We must apply due impartiality to all our subject matter.  However, there are particular requirements for 'controversial subjects', whenever they occur in any output, including drama, entertainment and sport.

A 'controversial subject' may be a matter of public policy or political or industrial controversy.  It may also be a controversy within religion, science, finance, culture, ethics and other matters entirely.



In determining whether subjects are controversial, we should take account of:

  • the level of public and political contention and debate
  • how topical the subjects are
  • sensitivity in terms of relevant audiences' beliefs and culture
  • whether the subjects are matters of intense debate or importance in a particular nation, region or discrete area likely to comprise at least a significant part of the audience
  • a reasonable view on whether the subjects are serious
  • the distinction between matters grounded in fact and those which are a matter of opinion.

Advice on whether subjects are 'controversial' is available from Editorial Policy.



When dealing with 'controversial subjects', we must ensure a wide range of significant views and perspectives are given due weight and prominence, particularly when the controversy is active.  Opinion should be clearly distinguished from fact.

(See Section 4 Impartiality:4.4.2)



Due impartiality normally allows for programmes and other output to explore or report on a specific aspect of an issue or provide an opportunity for a single view to be expressed.  When dealing with 'controversial subjects' this should be clearly signposted, should acknowledge that a range of views exists and the weight of those views, and should not misrepresent them.

Consideration should be given to the appropriate timeframe for reflecting other perspectives and whether or not they need to be included in connected and signposted output.

If such output contains serious allegations, a right of reply may be required, either as part of the same output, or in a connected and clearly signposted alternative.

(See Section 4 Impartiality: 4.4.25 - 4.4.28 and Section 6 Fairness, Contributors and Consent: 6.4.25 - 6.4.28)

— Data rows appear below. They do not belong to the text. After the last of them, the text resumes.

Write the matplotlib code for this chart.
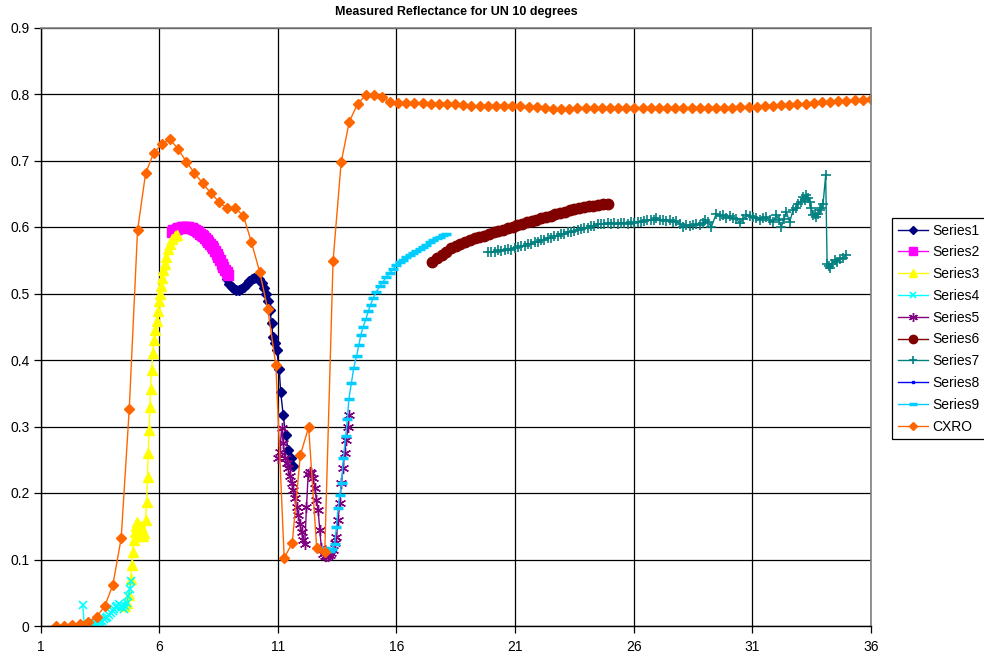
import matplotlib
matplotlib.use("Agg")
import matplotlib.pyplot as plt

plt.rcParams['font.family'] = ['Liberation Sans', 'DejaVu Sans']

# ---------------- data ----------------
s1_x = [8.84, 8.95, 9.05, 9.16, 9.26, 9.37, 9.47, 9.58, 9.69, 9.80, 9.90, 10.00, 10.11, 10.21, 10.32,
        10.42, 10.50, 10.60, 10.67, 10.74, 10.80, 10.88, 10.95, 11.06, 11.12, 11.23, 11.33, 11.44, 11.54, 11.65]
s1_y = [0.522, 0.515, 0.510, 0.507, 0.505, 0.505, 0.507, 0.510, 0.514, 0.519, 0.522, 0.524, 0.524, 0.522, 0.516,
        0.508, 0.500, 0.488, 0.475, 0.455, 0.435, 0.425, 0.415, 0.387, 0.352, 0.317, 0.287, 0.265, 0.252, 0.240]

s2_x = [6.53, 6.60, 6.67, 6.74, 6.81, 6.88, 6.95, 7.02, 7.09, 7.16, 7.23, 7.30, 7.37, 7.44, 7.51, 7.58,
        7.65, 7.72, 7.79, 7.86, 7.93, 8.00, 8.07, 8.14, 8.21, 8.28, 8.35, 8.42, 8.49, 8.56, 8.63, 8.70,
        8.77, 8.84, 8.91]
s2_y = [0.593, 0.595, 0.596, 0.597, 0.598, 0.599, 0.600, 0.600, 0.600, 0.600, 0.600, 0.599, 0.598, 0.597,
        0.595, 0.594, 0.592, 0.590, 0.588, 0.586, 0.584, 0.581, 0.578, 0.575, 0.572, 0.568, 0.564, 0.560,
        0.555, 0.550, 0.545, 0.540, 0.536, 0.532, 0.528]

s3_x = [4.55, 4.65, 4.74, 4.80, 4.84, 4.88, 4.92, 4.97, 5.02, 5.07, 5.12, 5.17, 5.22, 5.27, 5.32, 5.38,
        5.43, 5.47, 5.51, 5.54, 5.58, 5.61, 5.64, 5.68, 5.73, 5.78, 5.84, 5.89, 5.95, 6.00, 6.05, 6.09,
        6.13, 6.18, 6.24, 6.31, 6.38, 6.45, 6.55, 6.65, 6.76]
s3_y = [0.030, 0.035, 0.047, 0.070, 0.091, 0.112, 0.129, 0.142, 0.150, 0.156, 0.140, 0.135, 0.150, 0.145,
        0.135, 0.140, 0.159, 0.187, 0.224, 0.260, 0.295, 0.330, 0.357, 0.385, 0.410, 0.430, 0.445, 0.458,
        0.473, 0.488, 0.500, 0.512, 0.523, 0.535, 0.545, 0.555, 0.567, 0.575, 0.582, 0.586, 0.588]

s4_x = [2.78, 2.85, 2.92, 3.00, 3.08, 3.15, 3.22, 3.30, 3.38, 3.45, 3.52, 3.60, 3.68, 3.75, 3.82, 3.90,
        3.97, 4.04, 4.10, 4.17, 4.24, 4.31, 4.38, 4.45, 4.52, 4.58, 4.64, 4.70, 4.76, 4.82]
s4_y = [0.032, 0.000, 0.001, 0.001, 0.002, 0.003, 0.003, 0.004, 0.005, 0.006, 0.007, 0.008, 0.010, 0.012,
        0.014, 0.016, 0.019, 0.022, 0.025, 0.028, 0.030, 0.033, 0.030, 0.028, 0.026, 0.030, 0.035, 0.045,
        0.055, 0.068]

s5_x = [11.02, 11.09, 11.16, 11.23, 11.30, 11.37, 11.44, 11.51, 11.58, 11.65, 11.72, 11.79, 11.86, 11.93,
        12.00, 12.07, 12.14, 12.21, 12.28, 12.35, 12.42, 12.49, 12.56, 12.63, 12.70, 12.77, 12.84, 12.91,
        12.98, 13.05, 13.12, 13.19, 13.26, 13.33, 13.40, 13.47, 13.54, 13.61, 13.68, 13.75, 13.82, 13.89,
        13.96, 14.02]
s5_y = [0.252, 0.262, 0.297, 0.275, 0.252, 0.245, 0.237, 0.225, 0.215, 0.205, 0.192, 0.179, 0.167, 0.154,
        0.142, 0.129, 0.124, 0.179, 0.228, 0.232, 0.230, 0.222, 0.207, 0.190, 0.174, 0.144, 0.117, 0.108,
        0.106, 0.106, 0.105, 0.107, 0.110, 0.114, 0.125, 0.134, 0.159, 0.185, 0.215, 0.237, 0.260, 0.280,
        0.300, 0.317]

s6_x = [17.50, 17.70, 17.90, 18.10, 18.30, 18.50, 18.70, 18.90, 19.10, 19.30, 19.50, 19.70, 19.90, 20.10,
        20.30, 20.50, 20.70, 20.90, 21.10, 21.30, 21.50, 21.70, 21.90, 22.10, 22.30, 22.50, 22.70, 22.90,
        23.10, 23.30, 23.50, 23.70, 23.90, 24.10, 24.30, 24.50, 24.70, 24.90]
s6_y = [0.548, 0.553, 0.558, 0.563, 0.568, 0.572, 0.575, 0.578, 0.581, 0.583, 0.585, 0.587, 0.589, 0.592,
        0.594, 0.596, 0.598, 0.600, 0.603, 0.605, 0.607, 0.609, 0.611, 0.613, 0.615, 0.617, 0.619, 0.621,
        0.623, 0.625, 0.627, 0.629, 0.630, 0.631, 0.632, 0.633, 0.634, 0.634]

s7_x = [19.86, 20.00, 20.14, 20.28, 20.42, 20.56, 20.70, 20.84, 20.98, 21.12, 21.26, 21.40, 21.54, 21.68,
        21.82, 21.96, 22.10, 22.24, 22.38, 22.52, 22.66, 22.80, 22.94, 23.08, 23.22, 23.36, 23.50, 23.64,
        23.78, 23.92, 24.06, 24.20, 24.34, 24.48, 24.62, 24.76, 24.90, 25.04, 25.18, 25.32, 25.46, 25.60,
        25.74, 25.88, 26.02, 26.16, 26.30, 26.44, 26.58, 26.72, 26.86, 26.96, 27.10, 27.24, 27.38, 27.52,
        27.66, 27.80, 27.94, 28.08, 28.22, 28.36, 28.50, 28.64, 28.78, 28.92, 28.99, 29.13, 29.27, 29.48,
        29.62, 29.76, 29.90, 30.04, 30.19, 30.33, 30.47, 30.61, 30.75, 30.89, 31.03, 31.17, 31.31, 31.45,
        31.59, 31.73, 31.87, 32.01, 32.12, 32.22, 32.33, 32.43, 32.57, 32.71, 32.82, 32.92, 33.03, 33.13,
        33.20, 33.27, 33.34, 33.42, 33.49, 33.56, 33.63, 33.70, 33.77, 33.84, 33.91, 33.98, 34.09, 34.15,
        34.22, 34.29, 34.36, 34.47, 34.57, 34.68, 34.82, 34.96]
s7_y = [0.562, 0.563, 0.563, 0.565, 0.564, 0.566, 0.567, 0.566, 0.569, 0.570, 0.571, 0.572, 0.574, 0.575,
        0.577, 0.578, 0.580, 0.581, 0.583, 0.584, 0.586, 0.587, 0.589, 0.590, 0.592, 0.593, 0.594, 0.596,
        0.597, 0.598, 0.599, 0.601, 0.602, 0.604, 0.605, 0.604, 0.606, 0.605, 0.606, 0.604, 0.606, 0.606,
        0.605, 0.607, 0.606, 0.608, 0.607, 0.609, 0.610, 0.611, 0.610, 0.613, 0.610, 0.611, 0.609, 0.610,
        0.608, 0.609, 0.605, 0.600, 0.603, 0.602, 0.603, 0.604, 0.603, 0.606, 0.611, 0.608, 0.600, 0.620,
        0.616, 0.618, 0.614, 0.616, 0.613, 0.612, 0.606, 0.612, 0.618, 0.616, 0.615, 0.613, 0.611, 0.613,
        0.615, 0.611, 0.607, 0.618, 0.610, 0.600, 0.612, 0.623, 0.607, 0.625, 0.628, 0.635, 0.638, 0.645,
        0.640, 0.648, 0.644, 0.638, 0.628, 0.618, 0.620, 0.615, 0.620, 0.625, 0.628, 0.635, 0.678, 0.545,
        0.542, 0.538, 0.545, 0.550, 0.548, 0.552, 0.553, 0.558]

s8_x = []
s8_y = []

s9_x = [13.00, 13.10, 13.20, 13.30, 13.40, 13.47, 13.54, 13.61, 13.69, 13.76, 13.86, 13.93, 14.00, 14.10,
        14.20, 14.32, 14.42, 14.50, 14.60, 14.71, 14.81, 14.91, 15.02, 15.16, 15.30, 15.44, 15.58, 15.72,
        15.86, 16.00, 16.14, 16.28, 16.42, 16.56, 16.70, 16.84, 16.98, 17.12, 17.26, 17.40, 17.55, 17.69,
        17.83, 17.97, 18.11]
s9_y = [0.117, 0.113, 0.113, 0.116, 0.124, 0.149, 0.177, 0.197, 0.215, 0.252, 0.285, 0.312, 0.342, 0.365,
        0.388, 0.406, 0.423, 0.438, 0.450, 0.461, 0.473, 0.483, 0.493, 0.503, 0.511, 0.518, 0.525, 0.531,
        0.537, 0.543, 0.547, 0.551, 0.555, 0.558, 0.561, 0.564, 0.567, 0.570, 0.573, 0.577, 0.580, 0.583,
        0.585, 0.588, 0.590]

cxro_x = [1.65, 1.99, 2.34, 2.68, 3.02, 3.37, 3.71, 4.05, 4.40, 4.74, 5.09, 5.43, 5.77, 6.12, 6.46, 6.80,
          7.15, 7.49, 7.83, 8.18, 8.52, 8.86, 9.21, 9.55, 9.89, 10.24, 10.58, 10.92, 11.27, 11.61, 11.95,
          12.30, 12.64, 12.98, 13.33, 13.67, 14.01, 14.36, 14.70, 15.04, 15.39, 15.73, 16.07, 16.42, 16.76,
          17.10, 17.45, 17.79, 18.13, 18.48, 18.82, 19.16, 19.51, 19.85, 20.19, 20.54, 20.88, 21.22, 21.57,
          21.91, 22.26, 22.60, 22.94, 23.29, 23.63, 23.97, 24.32, 24.66, 25.00, 25.35, 25.69, 26.03, 26.38,
          26.72, 27.06, 27.41, 27.75, 28.09, 28.44, 28.78, 29.12, 29.47, 29.81, 30.15, 30.50, 30.84, 31.18,
          31.53, 31.87, 32.21, 32.56, 32.90, 33.25, 33.59, 33.93, 34.28, 34.62, 34.96, 35.31, 35.65, 36.00]
cxro_y = [0.000, 0.000, 0.001, 0.003, 0.006, 0.014, 0.030, 0.062, 0.132, 0.326, 0.595, 0.681, 0.711, 0.725,
          0.732, 0.717, 0.698, 0.681, 0.666, 0.651, 0.638, 0.628, 0.628, 0.617, 0.577, 0.532, 0.476, 0.392,
          0.102, 0.125, 0.257, 0.299, 0.118, 0.112, 0.549, 0.697, 0.758, 0.785, 0.798, 0.798, 0.795, 0.788,
          0.786, 0.786, 0.786, 0.786, 0.7855, 0.785, 0.785, 0.7845, 0.7835, 0.7825, 0.782, 0.782, 0.782,
          0.782, 0.7815, 0.7815, 0.7805, 0.780, 0.7789, 0.7774, 0.7774, 0.7779, 0.7784, 0.7789, 0.7794,
          0.7794, 0.7794, 0.7794, 0.7794, 0.7794, 0.7794, 0.7794, 0.7794, 0.7794, 0.7794, 0.7794, 0.7794,
          0.7794, 0.7794, 0.7794, 0.7794, 0.7794, 0.780, 0.7805, 0.781, 0.7815, 0.7825, 0.783, 0.7835,
          0.7845, 0.7855, 0.786, 0.7875, 0.7885, 0.7895, 0.790, 0.791, 0.7915, 0.7925]

series = [
    ("Series1", s1_x, s1_y, "#000080", "D", 5.2, 1.0),
    ("Series2", s2_x, s2_y, "#FF00FF", "s", 6.5, 1.0),
    ("Series3", s3_x, s3_y, "#FFFF00", "^", 7, 1.0),
    ("Series4", s4_x, s4_y, "#00FFFF", "x", 6, 1.2),
    ("Series5", s5_x, s5_y, "#800080", (6, 2, 0), 8, 1.0),
    ("Series6", s6_x, s6_y, "#800000", "o", 7.5, 1.0),
    ("Series7", s7_x, s7_y, "#008080", "+", 7, 1.2),
    ("Series8", s8_x, s8_y, "#0000FF", "s", 2.5, 1.0),
    ("Series9", s9_x, s9_y, "#00CCFF", "_", 7, 2.5),
    ("CXRO", cxro_x, cxro_y, "#FF6600", "D", 5.5, 1.0),
]

fig = plt.figure(figsize=(9.84, 6.58), dpi=100)
ax = fig.add_axes([40.5 / 984, 1 - 626 / 658, (871 - 40.5) / 984, (626 - 27.5) / 658])

for name, xs, ys, col, mk, ms, mew in series:
    ax.plot(xs, ys, color=col, lw=1.0, marker=mk, ms=ms, mec=col, mfc=col, mew=mew, label=name)

ax.set_xlim(1, 36)
ax.set_ylim(0, 0.9)
ax.set_xticks([1, 6, 11, 16, 21, 26, 31, 36])
yt = [0, 0.1, 0.2, 0.3, 0.4, 0.5, 0.6, 0.7, 0.8, 0.9]
ax.set_yticks(yt)
ax.set_yticklabels(["0", "0.1", "0.2", "0.3", "0.4", "0.5", "0.6", "0.7", "0.8", "0.9"])
ax.grid(True, color="black", lw=0.9)
ax.set_axisbelow(True)
ax.tick_params(axis="both", direction="out", length=5, width=0.9, labelsize=10, colors="black")
ax.tick_params(axis="y", pad=3)
ax.tick_params(axis="x", pad=5)
for side in ["left", "bottom"]:
    ax.spines[side].set_color("black")
    ax.spines[side].set_linewidth(1.0)
for side in ["top", "right"]:
    ax.spines[side].set_color("#808080")
    ax.spines[side].set_linewidth(1.2)

fig.text(456 / 984, 1 - 12 / 658, "Measured Reflectance for UN 10 degrees",
         ha="center", va="center", fontsize=9, fontweight="bold")

leg = ax.legend(loc="upper left", bbox_to_anchor=(892 / 984, 1 - 218 / 658),
                bbox_transform=fig.transFigure, borderaxespad=0, fontsize=10,
                frameon=True, fancybox=False, edgecolor="black", framealpha=1,
                handlelength=2.2, labelspacing=0.56, handletextpad=0.3,
                borderpad=0.4, markerscale=0.8)
leg.get_frame().set_linewidth(0.9)

fig.savefig("out.png", dpi=100)
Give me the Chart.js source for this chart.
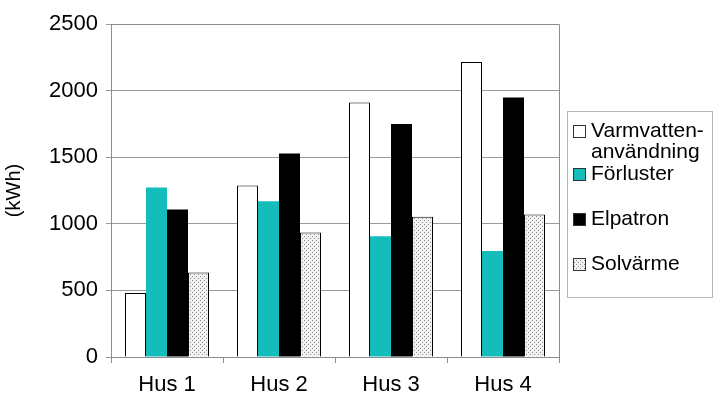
<!DOCTYPE html>
<html>
<head>
<meta charset="utf-8">
<script src="https://cdn.jsdelivr.net/npm/chart.js@4.4.0/dist/chart.umd.min.js"></script>
<style>
  html, body { margin: 0; padding: 0; background: #fff; }
  #wrap { width: 715px; height: 396px; position: relative; }
</style>
</head>
<body>
<div id="wrap"><canvas id="energyChart"></canvas></div>
<script>
const categories = ["Hus 1", "Hus 2", "Hus 3", "Hus 4"];
const varmvatten = [480, 1288, 1910, 2215];
const forluster = [1272, 1170, 906, 795];
const elpatron = [1108, 1528, 1750, 1948];
const solvarme = [635, 935, 1052, 1070];
const seriesLabels = [["Varmvatten-", "användning"], ["Förluster"], ["Elpatron"], ["Solvärme"]];
const yTicks = [0, 500, 1000, 1500, 2000, 2500];

const FONT = "'Liberation Sans', Arial, sans-serif";

// dotted fill for Solvärme
function dotPattern() {
  const c = document.createElement("canvas");
  c.width = 4; c.height = 4;
  const g = c.getContext("2d");
  g.fillStyle = "#f2f2f2";
  g.fillRect(0, 0, 4, 4);
  g.fillStyle = "#8a8a8a";
  g.fillRect(0, 0, 1, 1);
  g.fillRect(2, 2, 1, 1);
  return g.createPattern(c, "repeat");
}

const boxedLegend = {
  id: "boxedLegend",
  afterDraw(chart) {
    const ctx = chart.ctx;
    const area = chart.chartArea;
    ctx.save();
    // plot frame (top / right)
    ctx.strokeStyle = "#8c8c8c";
    ctx.lineWidth = 1;
    ctx.beginPath();
    ctx.moveTo(area.left, area.top + 0.5);
    ctx.lineTo(area.right + 0.5, area.top + 0.5);
    ctx.lineTo(area.right + 0.5, area.bottom);
    ctx.stroke();

    // legend box
    ctx.strokeStyle = "#b5b5b5";
    ctx.strokeRect(567.5, 111.5, 145, 186);
    const rows = [131, 174, 219, 264];
    ctx.font = "21px " + FONT;
    ctx.textBaseline = "middle";
    ctx.fillStyle = "#000";
    chart.data.datasets.forEach((ds, i) => {
      const y = rows[i];
      ctx.fillStyle = ds.backgroundColor;
      ctx.fillRect(573, y - 6, 13, 13);
      ctx.strokeStyle = "#333";
      ctx.strokeRect(573.5, y - 5.5, 12, 12);
      ctx.fillStyle = "#000";
      seriesLabels[i].forEach((line, k) => {
        ctx.fillText(line, 591, y + k * 21);
      });
    });
    ctx.restore();
  }
};

const pattern = dotPattern();

new Chart(document.getElementById("energyChart").getContext("2d"), {
  type: "bar",
  data: {
    labels: categories,
    datasets: [
      { label: "Varmvattenanvändning", data: varmvatten, backgroundColor: "#ffffff", borderColor: "#000", borderWidth: 1 },
      { label: "Förluster", data: forluster, backgroundColor: "#13bdba", borderColor: "#13bdba", borderWidth: 0 },
      { label: "Elpatron", data: elpatron, backgroundColor: "#000000", borderColor: "#000", borderWidth: 0 },
      { label: "Solvärme", data: solvarme, backgroundColor: pattern, borderColor: "#000", borderWidth: 1 },
    ],
  },
  options: {
    responsive: true,
    maintainAspectRatio: false,
    animation: false,
    categoryPercentage: 0.75,
    barPercentage: 1,
    layout: { padding: { top: 24, right: 156, bottom: 0, left: 0 } },
    plugins: {
      legend: { display: false },
      tooltip: { enabled: false },
    },
    scales: {
      x: {
        afterFit(scale) { scale.height = 39; },
        grid: { display: true, offset: true, drawOnChartArea: false, tickLength: 6, color: "#8c8c8c" },
        border: { color: "#8c8c8c" },
        ticks: { color: "#000", padding: 11, font: { family: FONT, size: 22, lineHeight: 1 } },
      },
      y: {
        min: 0,
        max: 2500,
        afterFit(scale) { scale.width = 111; },
        afterBuildTicks(scale) { scale.ticks = yTicks.map(v => ({ value: v })); },
        grid: { color: "#9a9a9a", tickLength: 5 },
        border: { color: "#8c8c8c" },
        ticks: {
          color: "#000",
          padding: 8,
          font: { family: FONT, size: 22, lineHeight: 1 },
          callback: (v) => String(v),
        },
        title: {
          display: true,
          text: "(kWh)",
          color: "#000",
          padding: { top: 4, bottom: 0 },
          font: { family: FONT, size: 20, lineHeight: 1 },
        },
      },
    },
  },
  plugins: [boxedLegend],
});
</script>
</body>
</html>
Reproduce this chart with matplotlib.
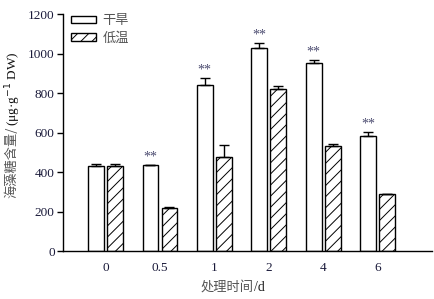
import matplotlib
matplotlib.use("Agg")
import matplotlib.pyplot as plt
import numpy as np

categories = ["0", "0.5", "1", "2", "4", "6"]
drought = [430, 434, 840, 1026, 950, 584]
drought_err = [12, 4, 36, 29, 17, 20]
cold = [430, 218, 474, 819, 533, 287]
cold_err = [12, 3, 63, 15, 7, 4]
signif = ["", "**", "**", "**", "**", "**"]

plt.rcParams['hatch.linewidth'] = 0.7
serif = ['Liberation Serif', 'DejaVu Serif']
cjk = ['Noto Sans CJK SC', 'DejaVu Sans']

fig = plt.figure(figsize=(4.35, 2.99), dpi=100)
ax = fig.add_axes([0.145, 0.1605, 0.848, 0.7925])

x = np.arange(len(categories))
w = 0.29
off = 0.175
ax.bar(x - off, drought, w, color='white', edgecolor='black', linewidth=1.0, label='干旱', zorder=2)
ax.bar(x + off, cold, w, color='white', edgecolor='black', linewidth=1.0, hatch='///', label='低温', zorder=2)
ax.errorbar(x - off, drought, yerr=[np.zeros(len(x)), drought_err], fmt='none', ecolor='black', elinewidth=1.0, capsize=3.5, capthick=1.0, zorder=3)
ax.errorbar(x + off, cold, yerr=[np.zeros(len(x)), cold_err], fmt='none', ecolor='black', elinewidth=1.0, capsize=3.5, capthick=1.0, zorder=3)

for xi, v, e, s in zip(x - off, drought, drought_err, signif):
    if s:
        ax.text(xi, v + e + 6, s, ha='center', va='bottom', fontsize=10, color='#4b4b70', family=serif)

ax.set_xlim(-0.78, 6.0)
ax.set_ylim(0, 1200)
ax.set_yticks(range(0, 1201, 200))
ax.set_xticks(x)
ax.set_xticklabels(categories)
for sp in ['top', 'right']:
    ax.spines[sp].set_visible(False)
ax.spines['left'].set_linewidth(1.0)
ax.spines['bottom'].set_linewidth(1.0)
ax.tick_params(axis='y', direction='out', length=4, width=1.0, labelsize=9.5, pad=2)
ax.tick_params(axis='x', length=0, labelsize=9.5, pad=8)
for lab in ax.get_xticklabels() + ax.get_yticklabels():
    lab.set_family(serif)
    lab.set_color('#1a1a3a')

# y label: Chinese part (gray) + unit part (black serif)
fig.canvas.draw()
r = fig.canvas.get_renderer()
t1 = fig.text(0.028, 1 - 198 / 299, '海藻糖含量/', rotation=90, ha='center', va='bottom',
              fontsize=9.5, color='#555555', family=cjk)
bb = t1.get_window_extent(r)
t2 = fig.text(0.030, (bb.y1 + 1) / fig.bbox.height, '(μg·g$^{-1}$ DW)', rotation=90, ha='center', va='bottom',
              fontsize=9.5, color='#111111', family=serif)

# x label
t3 = fig.text(0.46, 0.04, '处理时间', ha='left', va='center', fontsize=9.5, color='#555555', family=cjk)
bb3 = t3.get_window_extent(r)
fig.text((bb3.x1 + 1) / fig.bbox.width, 0.04, '/d', ha='left', va='center', fontsize=10, color='#222222', family=serif)

leg = ax.legend(loc='upper left', bbox_to_anchor=(-0.01, 1.05), frameon=False,
                handlelength=1.9, handleheight=0.5, handletextpad=0.45, labelspacing=0.35,
                prop={'family': cjk, 'size': 9.5})
for t in leg.get_texts():
    t.set_color('#555555')

fig.savefig('out.png', dpi=100)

In addition, we must take particular care and achieve due impartiality when a 'controversial subject' may be considered to be a major matter.  'Major matters' are usually matters of public policy or political or industrial controversy that are of national or international importance, or of a similar significance within a smaller coverage area.  When dealing with 'major matters', or when the issues involved are highly controversial and/or a decisive moment in the controversy is expected, it will normally be necessary to ensure that an appropriately wide range of significant views are reflected in a clearly linked 'series of programmes', a single programme or sometimes even a single item.

(See Section 4 Impartiality: 4.4.25 - 4.4.28)


Controversial Subjects and Linking


Where BBC online sites covering 'controversial subjects' offer links to external sites, we should ensure that the information on those external sites, taken together, represents a reasonable range of views about the subject.  We should normally try to ensure the external sites do not give strong grounds for concern that they breach the law or the BBC Editorial Guidelines on harm and offence.

(See Section 14 Editorial Integrity and Independence from External Interests 14.4.19 - 14.4.20)

(See Guidance: Links and Feeds)


Government Information


Any approach by a government department to relay official messages or information films which involve a degree of public policy or political controversy must be referred to Chief Adviser Politics.